La trame se noue peu à peu, au fil d’une lecture qui se doit d’être minutieuse, car il s’y ajoute un échange de personnalité entre deux des héros.
Cette folle équipée à bord d’un avion fou est l’occasion, et c’est tout l’intérêt de l’ouvrage, d’évoquer des épisodes terribles de la Shoah, le camp-vitrine de Terezin où les représentants de la Croix Rouge ne virent que du feu et se laissèrent abuser par des orchestres dont les membres, forcés de jouer par les SS, se retrouveraient plus tard dans les fours crématoires, de voyager de Jérusalem au Caire en passant par Salonique et Paris à la rencontre de personnages étranges et incongrus.

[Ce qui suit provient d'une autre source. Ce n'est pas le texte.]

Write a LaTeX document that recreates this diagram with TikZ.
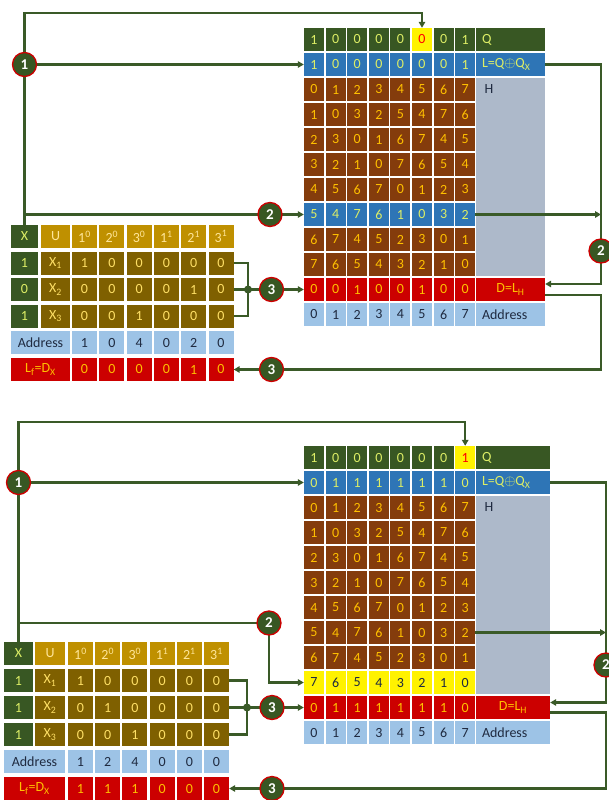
\documentclass[tikz,border=0pt]{standalone}
\usepackage{fontspec}
\setmainfont{Carlito}
\usetikzlibrary{arrows.meta,calc}
\definecolor{cgreen}{HTML}{385723}
\definecolor{cblue}{HTML}{2E75B6}
\definecolor{cbrown}{HTML}{843C0C}
\definecolor{cred}{HTML}{CC0000}
\definecolor{caddr}{HTML}{9DC3E6}
\definecolor{cgray}{HTML}{ADB9CA}
\definecolor{cgold}{HTML}{BF9000}
\definecolor{colive}{HTML}{7F6000}
\definecolor{lgreen}{HTML}{3A5A28}
\definecolor{tgreen}{HTML}{DDEE66}
\definecolor{tbrown}{HTML}{FFC000}
\definecolor{tgold}{HTML}{FFE699}
\definecolor{tolive}{HTML}{FFE066}
\definecolor{tdark}{HTML}{1F2A40}
\newcommand\cf{\fontsize{14}{16}\selectfont}
\newcommand\mkrow[4]{\foreach \v [count=\j from 0] in {#4} {\node[rc,#3] (#1\j) at ({314+21.6*\j},#2) {\v};}}
\newcommand\mkleft[6]{\foreach \v [count=\j from 0] in {#4} {\node[lc,#3] (#1\j) at ({#5+#6*\j},#2) {\v};}}
\begin{document}
\begin{tikzpicture}[x=1pt,y=-1pt,
 rc/.style={inner sep=0pt,minimum width=20pt,minimum height=23pt,font=\cf},
 lc/.style={inner sep=0pt,minimum width=25pt,minimum height=23pt,font=\cf},
 grn/.style={fill=cgreen,text=tgreen},
 blu/.style={fill=cblue,text=tgreen},
 brn/.style={fill=cbrown,text=tbrown},
 ylw/.style={fill=yellow,text=tdark},
 hil/.style={fill=yellow,text=red},
 rdr/.style={fill=cred,text=tbrown},
 adr/.style={fill=caddr,text=tdark},
 gld/.style={fill=cgold,text=tgold},
 olv/.style={fill=colive,text=tolive},
 circ/.style={circle,fill=cgreen,draw=cred,line width=1.3pt,minimum size=24pt,inner sep=0pt,text=white,font=\bfseries\fontsize{15}{15}\selectfont},
 conn/.style={draw=lgreen,line width=2.2pt},
 arr/.style={conn,-{Triangle[length=6pt,width=6.5pt]}},
 dotn/.style={circle,fill=lgreen,inner sep=0pt,minimum size=8pt},
 lab/.style={inner xsep=6pt,inner ysep=0pt,minimum height=23pt,text width=57pt,align=left,font=\cf},
 labb/.style={lab,text width=62pt}]
\useasboundingbox (0,0) rectangle (608,800);

% ================= PANEL 1 =================
\fill[cgray] (476,78) rectangle (545,276);
\foreach \j/\v in {0/1,1/0,2/0,3/0,4/0,6/0,7/1} \node[rc,grn] (aQ\j) at ({314+21.6*\j},39.5) {\v};
\node[rc,hil] (aQ5) at ({314+21.6*5},39.5) {0};
\node[lab,grn] (aQl) at (510.5,39.5) {Q};
\mkrow{aL}{64.5}{blu}{1,0,0,0,0,0,0,1}
\node[lab,blu] (aLl) at (510.5,64.5) {L=Q$\oplus$Q\textsubscript{X}};
\mkrow{aH0}{89.5}{brn}{0,1,2,3,4,5,6,7}
\mkrow{aH1}{114.5}{brn}{1,0,3,2,5,4,7,6}
\mkrow{aH2}{139.5}{brn}{2,3,0,1,6,7,4,5}
\mkrow{aH3}{164.5}{brn}{3,2,1,0,7,6,5,4}
\mkrow{aH4}{189.5}{brn}{4,5,6,7,0,1,2,3}
\mkrow{aH5}{214.5}{blu}{5,4,7,6,1,0,3,2}
\mkrow{aH6}{239.5}{brn}{6,7,4,5,2,3,0,1}
\mkrow{aH7}{264.5}{brn}{7,6,5,4,3,2,1,0}
\node[font=\cf,anchor=west,text=tdark] (aHl) at (481,89.5) {H};
\mkrow{aD}{289.5}{rdr}{0,0,1,0,0,1,0,0}
\node[lab,rdr,align=center] (aDl) at (510.5,289.5) {D=L\textsubscript{H}};
\mkrow{aA}{314.5}{adr}{0,1,2,3,4,5,6,7}
\node[lab,adr] (aAl) at (510.5,314.5) {Address};

% left table
\node[lc,grn,minimum width=27pt] (aXh) at (24.5,236.5) {X};
\node[lc,gld,minimum width=29pt] (aUh) at (55.5,236.5) {U};
\foreach \k/\t in {0/1\textsuperscript{0},1/2\textsuperscript{0},2/3\textsuperscript{0},3/1\textsuperscript{1},4/2\textsuperscript{1},5/3\textsuperscript{1}}
  \node[lc,gld] (aP\k) at ({84.5+27.3*\k},236.5) {\t};
\node[lc,grn,minimum width=27pt] (aX1) at (24.5,263.1) {1};
\node[lc,olv,minimum width=29pt] (aU1) at (55.5,263.1) {X\textsubscript{1}};
\mkleft{aV1}{263.1}{olv}{1,0,0,0,0,0}{84.5}{27.3}
\node[lc,grn,minimum width=27pt] (aX2) at (24.5,289.5) {0};
\node[lc,olv,minimum width=29pt] (aU2) at (55.5,289.5) {X\textsubscript{2}};
\mkleft{aV2}{289.5}{olv}{0,0,0,0,1,0}{84.5}{27.3}
\node[lc,grn,minimum width=27pt] (aX3) at (24.5,316.3) {1};
\node[lc,olv,minimum width=29pt] (aU3) at (55.5,316.3) {X\textsubscript{3}};
\mkleft{aV3}{316.3}{olv}{0,0,1,0,0,0}{84.5}{27.3}
\node[lc,adr,minimum width=59pt] (aAd) at (40.5,342.9) {Address};
\mkleft{aAv}{342.9}{adr}{1,0,4,0,2,0}{84.5}{27.3}
\node[lc,rdr,minimum width=59pt] (aLf) at (40.5,369.5) {L\textsubscript{f}=D\textsubscript{X}};
\mkleft{aLv}{369.5}{rdr}{0,0,0,0,1,0}{84.5}{27.3}

% connectors
\coordinate (aT) at (0,13);
\draw[arr] (aXh.north) -- (aXh.north |- aT) -| (aQ5.north);
\coordinate (a1) at (aXh.north |- aL0);
\draw[arr] (a1) -- (aL0.west);
\coordinate (a2) at (270,214.5);
\coordinate (aB2) at (aXh.north |- a2);
\draw[conn] (aB2) -- (a2);
\draw[arr] (a2) -- (aH50.west);
\coordinate (aR) at (601,0);
\coordinate (aDin) at ($(aDl.east)+(0,-5.5)$);
\coordinate (aDout) at ($(aDl.east)+(0,5.5)$);
\draw[arr] (aLl.east) -| (aR |- aDin) -- (aDin);
\draw[arr] (aH57.east) -- (aH57.east -| aR);
\coordinate (aBk) at (248,289.5);
\draw[conn] (aV15.east) -| (aBk) |- (aV35.east);
\draw[conn] (aV25.east) -- (aBk);
\coordinate (a3) at (271.5,289.5);
\draw[conn] (aBk) -- (a3);
\draw[arr] (a3) -- (aD0.west);
\coordinate (a3b) at (271.5,369.5);
\draw[conn] (aDout) -| (aR |- a3b) -- (a3b);
\draw[arr] (a3b) -- (aLv5.east);
\node[circ] (a1n) at (a1) {1};
\node[circ] (a2n) at (a2) {2};
\node[circ] (a2r) at (601,251) {2};
\node[circ] (a3n) at (a3) {3};
\node[circ] (a3m) at (a3b) {3};
\node[dotn] (aBkn) at (aBk) {};

% ================= PANEL 2 =================
\fill[cgray] (476,496) rectangle (550,694);
\foreach \j/\v in {0/1,1/0,2/0,3/0,4/0,5/0,6/0} \node[rc,grn] (bQ\j) at ({314+21.6*\j},457.5) {\v};
\node[rc,hil] (bQ7) at ({314+21.6*7},457.5) {1};
\node[labb,grn] (bQl) at (513,457.5) {Q};
\mkrow{bL}{482.5}{blu}{0,1,1,1,1,1,1,0}
\node[labb,blu] (bLl) at (513,482.5) {L=Q$\oplus$Q\textsubscript{X}};
\mkrow{bH0}{507.5}{brn}{0,1,2,3,4,5,6,7}
\mkrow{bH1}{532.5}{brn}{1,0,3,2,5,4,7,6}
\mkrow{bH2}{557.5}{brn}{2,3,0,1,6,7,4,5}
\mkrow{bH3}{582.5}{brn}{3,2,1,0,7,6,5,4}
\mkrow{bH4}{607.5}{brn}{4,5,6,7,0,1,2,3}
\mkrow{bH5}{632.5}{brn}{5,4,7,6,1,0,3,2}
\mkrow{bH6}{657.5}{brn}{6,7,4,5,2,3,0,1}
\mkrow{bH7}{682.5}{ylw}{7,6,5,4,3,2,1,0}
\node[font=\cf,anchor=west,text=tdark] (bHl) at (481,507.5) {H};
\mkrow{bD}{707.5}{rdr}{0,1,1,1,1,1,1,0}
\node[labb,rdr,align=center] (bDl) at (513,707.5) {D=L\textsubscript{H}};
\mkrow{bA}{732.5}{adr}{0,1,2,3,4,5,6,7}
\node[labb,adr] (bAl) at (513,732.5) {Address};

% left table
\node[lc,grn,minimum width=29pt] (bXh) at (18.5,653.5) {X};
\node[lc,gld,minimum width=30pt] (bUh) at (50,653.5) {U};
\foreach \k/\t in {0/1\textsuperscript{0},1/2\textsuperscript{0},2/3\textsuperscript{0},3/1\textsuperscript{1},4/2\textsuperscript{1},5/3\textsuperscript{1}}
  \node[lc,gld] (bP\k) at ({80.5+27.2*\k},653.5) {\t};
\node[lc,grn,minimum width=29pt] (bX1) at (18.5,680.5) {1};
\node[lc,olv,minimum width=30pt] (bU1) at (50,680.5) {X\textsubscript{1}};
\mkleft{bV1}{680.5}{olv}{1,0,0,0,0,0}{80.5}{27.2}
\node[lc,grn,minimum width=29pt] (bX2) at (18.5,707.5) {1};
\node[lc,olv,minimum width=30pt] (bU2) at (50,707.5) {X\textsubscript{2}};
\mkleft{bV2}{707.5}{olv}{0,1,0,0,0,0}{80.5}{27.2}
\node[lc,grn,minimum width=29pt] (bX3) at (18.5,734.5) {1};
\node[lc,olv,minimum width=30pt] (bU3) at (50,734.5) {X\textsubscript{3}};
\mkleft{bV3}{734.5}{olv}{0,0,1,0,0,0}{80.5}{27.2}
\node[lc,adr,minimum width=61pt] (bAd) at (34.5,761.5) {Address};
\mkleft{bAv}{761.5}{adr}{1,2,4,0,0,0}{80.5}{27.2}
\node[lc,rdr,minimum width=61pt] (bLf) at (34.5,788.5) {L\textsubscript{f}=D\textsubscript{X}};
\mkleft{bLv}{788.5}{rdr}{1,1,1,0,0,0}{80.5}{27.2}

% connectors
\coordinate (bT) at (0,422);
\draw[arr] (bXh.north) -- (bXh.north |- bT) -| (bQ7.north);
\coordinate (b1) at (bXh.north |- bL0);
\draw[arr] (b1) -- (bL0.west);
\coordinate (b2) at (269,623);
\coordinate (bB2) at (bXh.north |- b2);
\draw[conn] (bB2) -- (b2);
\draw[arr] (b2) |- (bH70.west);
\coordinate (bR) at (606,0);
\coordinate (bDin) at ($(bDl.east)+(0,-5)$);
\coordinate (bDout) at ($(bDl.east)+(0,5)$);
\draw[arr] (bLl.east) -| (bR |- bDin) -- (bDin);
\draw[arr] (bH57.east) -- (bH57.east -| bR);
\coordinate (bBk) at (247,707.5);
\draw[conn] (bV15.east) -| (bBk) |- (bV35.east);
\draw[conn] (bV25.east) -- (bBk);
\coordinate (b3) at (272,707.5);
\draw[conn] (bBk) -- (b3);
\draw[arr] (b3) -- (bD0.west);
\coordinate (b3b) at (272,788.5);
\draw[conn] (bDout) -| (bR |- b3b) -- (b3b);
\draw[arr] (b3b) -- (bLv5.east);
\node[circ] (b1n) at (b1) {1};
\node[circ] (b2n) at (b2) {2};
\node[circ] (b2r) at (606,665) {2};
\node[circ] (b3n) at (b3) {3};
\node[circ] (b3m) at (b3b) {3};
\node[dotn] (bBkn) at (bBk) {};
\end{tikzpicture}
\end{document}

Les références culturelles, de la peinture à la musique, en passant par la littérature et le cinéma, sont autant de petites perles qui agrémentent ce récit invraisemblable mais savoureux. On regrettera toutefois la propension de l’auteur, lorsque des scènes proche-orientales envahissent l’écran hémisphérique, à critiquer un peu trop ostensiblement, certes par le biais de l’un des héros, l’attitude des militaires israéliens. Ou cette vision des choses, dans la bouche du fils de nazi reconverti dans les affaires internationales, y compris dans le monde arabe et en Israël : « Pourtant, en opprimant les Palestiniens, les Djidios ne font rien d’autre que réintégrer cette part d’humanité-la part de cruauté-dont on a prétendu les spolier ». Ou encore, à propos des Israéliens : « ils se sont parfaitement intégrés à la région. La preuve : ils sont devenus aussi féroces que leurs voisins ».
Reste un roman très original et complètement loufoque qui mérite d’être lu et commenté.